Sending suspect content to an external service means sharing metadata, investigation patterns, and, in some cases, confidential information with a third party. This isn't paranoia: in information warfare scenarios, the detection provider can itself become an actor or a target. The fix for those who can afford it is to bring the model home. Running inference on one's own hardware, in an air-gapped environment or on a private cloud, returns full control over the decision chain.

It's not a path without obstacles. The most advanced detection models, often based on convolutional networks or transformers trained to spot generation artifacts, have non-trivial compute needs. A high-resolution image can take several seconds on a GPU with 8–12 GB of VRAM, while sustained loads—like real-time screening of video feeds—require multi-GPU setups or dedicated accelerators.

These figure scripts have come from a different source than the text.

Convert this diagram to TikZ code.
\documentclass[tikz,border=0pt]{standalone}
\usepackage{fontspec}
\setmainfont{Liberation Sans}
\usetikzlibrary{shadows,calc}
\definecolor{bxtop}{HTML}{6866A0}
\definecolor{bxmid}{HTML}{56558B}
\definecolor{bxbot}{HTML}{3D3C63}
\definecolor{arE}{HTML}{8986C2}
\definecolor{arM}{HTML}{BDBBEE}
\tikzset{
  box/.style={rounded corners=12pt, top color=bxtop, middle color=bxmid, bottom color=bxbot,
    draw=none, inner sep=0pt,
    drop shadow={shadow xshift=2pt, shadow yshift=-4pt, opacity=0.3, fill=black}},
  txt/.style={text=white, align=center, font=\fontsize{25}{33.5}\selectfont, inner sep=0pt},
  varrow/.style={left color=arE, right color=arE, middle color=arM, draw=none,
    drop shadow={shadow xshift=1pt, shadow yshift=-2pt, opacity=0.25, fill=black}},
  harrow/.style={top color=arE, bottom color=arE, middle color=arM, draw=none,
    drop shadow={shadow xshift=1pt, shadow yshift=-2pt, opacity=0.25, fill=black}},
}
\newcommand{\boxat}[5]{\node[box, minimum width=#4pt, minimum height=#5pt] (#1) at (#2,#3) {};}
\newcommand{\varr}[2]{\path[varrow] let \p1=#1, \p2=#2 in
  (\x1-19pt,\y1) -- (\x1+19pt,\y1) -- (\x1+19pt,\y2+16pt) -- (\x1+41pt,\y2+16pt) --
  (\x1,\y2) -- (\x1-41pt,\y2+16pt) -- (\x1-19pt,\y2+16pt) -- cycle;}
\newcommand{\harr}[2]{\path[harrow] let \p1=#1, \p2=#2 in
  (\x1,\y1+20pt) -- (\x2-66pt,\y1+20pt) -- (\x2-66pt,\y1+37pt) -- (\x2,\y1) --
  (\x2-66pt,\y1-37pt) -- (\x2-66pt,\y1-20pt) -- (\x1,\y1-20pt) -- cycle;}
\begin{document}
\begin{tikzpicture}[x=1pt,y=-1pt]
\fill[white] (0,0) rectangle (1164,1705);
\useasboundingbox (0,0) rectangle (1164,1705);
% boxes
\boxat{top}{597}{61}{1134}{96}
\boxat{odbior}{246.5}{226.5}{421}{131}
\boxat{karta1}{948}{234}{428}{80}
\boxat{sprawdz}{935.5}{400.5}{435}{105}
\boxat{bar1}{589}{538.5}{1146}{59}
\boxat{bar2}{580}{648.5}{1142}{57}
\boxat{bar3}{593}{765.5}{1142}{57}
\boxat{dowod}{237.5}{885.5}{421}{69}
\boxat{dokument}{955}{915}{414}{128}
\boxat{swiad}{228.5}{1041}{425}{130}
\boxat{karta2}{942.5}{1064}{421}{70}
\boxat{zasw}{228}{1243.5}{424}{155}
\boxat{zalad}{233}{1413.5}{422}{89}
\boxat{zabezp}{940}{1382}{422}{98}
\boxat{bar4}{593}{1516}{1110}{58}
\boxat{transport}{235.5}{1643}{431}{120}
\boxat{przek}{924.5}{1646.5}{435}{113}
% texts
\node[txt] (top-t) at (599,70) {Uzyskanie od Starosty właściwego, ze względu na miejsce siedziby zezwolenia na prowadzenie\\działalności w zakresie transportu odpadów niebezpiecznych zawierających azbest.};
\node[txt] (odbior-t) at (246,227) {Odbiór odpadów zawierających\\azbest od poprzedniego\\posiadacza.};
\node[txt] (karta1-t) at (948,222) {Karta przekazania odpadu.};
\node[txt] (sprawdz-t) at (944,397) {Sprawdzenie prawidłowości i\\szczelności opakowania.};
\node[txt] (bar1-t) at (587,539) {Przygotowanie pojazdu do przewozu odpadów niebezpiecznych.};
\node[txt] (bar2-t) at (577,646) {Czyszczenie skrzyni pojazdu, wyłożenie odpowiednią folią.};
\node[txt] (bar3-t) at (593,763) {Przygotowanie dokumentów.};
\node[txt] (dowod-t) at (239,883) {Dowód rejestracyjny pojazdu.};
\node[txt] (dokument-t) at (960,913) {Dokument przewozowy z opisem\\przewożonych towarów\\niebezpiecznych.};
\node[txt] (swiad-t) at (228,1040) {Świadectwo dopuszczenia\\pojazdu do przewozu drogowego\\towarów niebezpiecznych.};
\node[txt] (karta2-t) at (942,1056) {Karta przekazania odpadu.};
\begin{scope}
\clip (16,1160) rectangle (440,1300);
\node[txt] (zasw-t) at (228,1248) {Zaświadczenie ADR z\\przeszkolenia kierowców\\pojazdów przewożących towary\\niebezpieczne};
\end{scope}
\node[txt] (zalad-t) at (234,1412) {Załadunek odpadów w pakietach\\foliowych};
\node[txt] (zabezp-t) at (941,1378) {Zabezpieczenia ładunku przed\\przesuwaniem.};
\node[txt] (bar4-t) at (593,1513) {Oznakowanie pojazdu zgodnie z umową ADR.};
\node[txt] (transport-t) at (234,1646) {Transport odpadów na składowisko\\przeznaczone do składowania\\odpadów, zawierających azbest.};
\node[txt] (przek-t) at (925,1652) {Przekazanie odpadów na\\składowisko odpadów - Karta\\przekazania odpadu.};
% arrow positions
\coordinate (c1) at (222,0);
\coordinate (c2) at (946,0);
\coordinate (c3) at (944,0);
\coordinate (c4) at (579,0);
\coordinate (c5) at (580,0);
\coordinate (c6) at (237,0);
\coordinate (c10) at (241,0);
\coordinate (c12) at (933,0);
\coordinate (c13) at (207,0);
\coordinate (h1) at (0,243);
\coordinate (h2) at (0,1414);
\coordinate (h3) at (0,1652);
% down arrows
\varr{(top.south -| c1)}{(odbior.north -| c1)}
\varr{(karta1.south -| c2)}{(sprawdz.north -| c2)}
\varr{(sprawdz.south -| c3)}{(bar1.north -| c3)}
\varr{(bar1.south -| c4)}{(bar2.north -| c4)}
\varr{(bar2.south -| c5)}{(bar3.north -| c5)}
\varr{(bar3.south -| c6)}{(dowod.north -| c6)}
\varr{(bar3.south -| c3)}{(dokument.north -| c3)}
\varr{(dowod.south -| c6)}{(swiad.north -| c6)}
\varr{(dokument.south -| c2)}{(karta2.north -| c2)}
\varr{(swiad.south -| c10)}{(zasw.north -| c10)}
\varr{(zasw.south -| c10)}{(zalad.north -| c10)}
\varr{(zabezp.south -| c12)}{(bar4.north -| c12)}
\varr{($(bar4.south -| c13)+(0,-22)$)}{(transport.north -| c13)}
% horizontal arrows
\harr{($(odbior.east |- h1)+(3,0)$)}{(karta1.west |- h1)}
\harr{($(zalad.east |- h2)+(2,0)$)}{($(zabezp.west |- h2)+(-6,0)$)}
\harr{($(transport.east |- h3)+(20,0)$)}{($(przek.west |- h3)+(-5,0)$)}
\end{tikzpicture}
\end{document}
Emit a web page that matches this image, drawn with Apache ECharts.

Quantization helps reduce the footprint, but it can hurt model sensitivity, opening the door to false negatives.

Those who choose self-hosted don't do it for better performance; they do it to eliminate a risk of lock-in and exposure. The McConnell case illustrates this in negative space: Google did its job, but it did so with its own stack, its own policies, its own legal jurisdiction. If tomorrow the same detection had to operate on images of abuse, sealed court proceedings, or classified communications, the calculus shifts. It becomes part of a broad TCO strategy where hardware costs are amortized against the certainty that nothing leaves the corporate perimeter.

On the regulatory side, the European Union with the AI Act and GDPR already push toward a principle of processing proximity. Running detection on-premise isn't yet mandatory, but for high-risk contexts the direction is clear. Organizations that begin building local verification pipelines today—integrating an open-source detector, provisioning a Kubernetes node with an open-weight model, managing the versioning of training datasets—are preparing for a scenario where compliance won't just be preferable but binding.

In the end, the McConnell deepfake is more than an anecdote from the information wars. It's a signal: detection is becoming professionalized, and with it the need to decide where it runs. For organizations that really want to own the verification process, the game is no longer only about model accuracy, but about deployment architecture.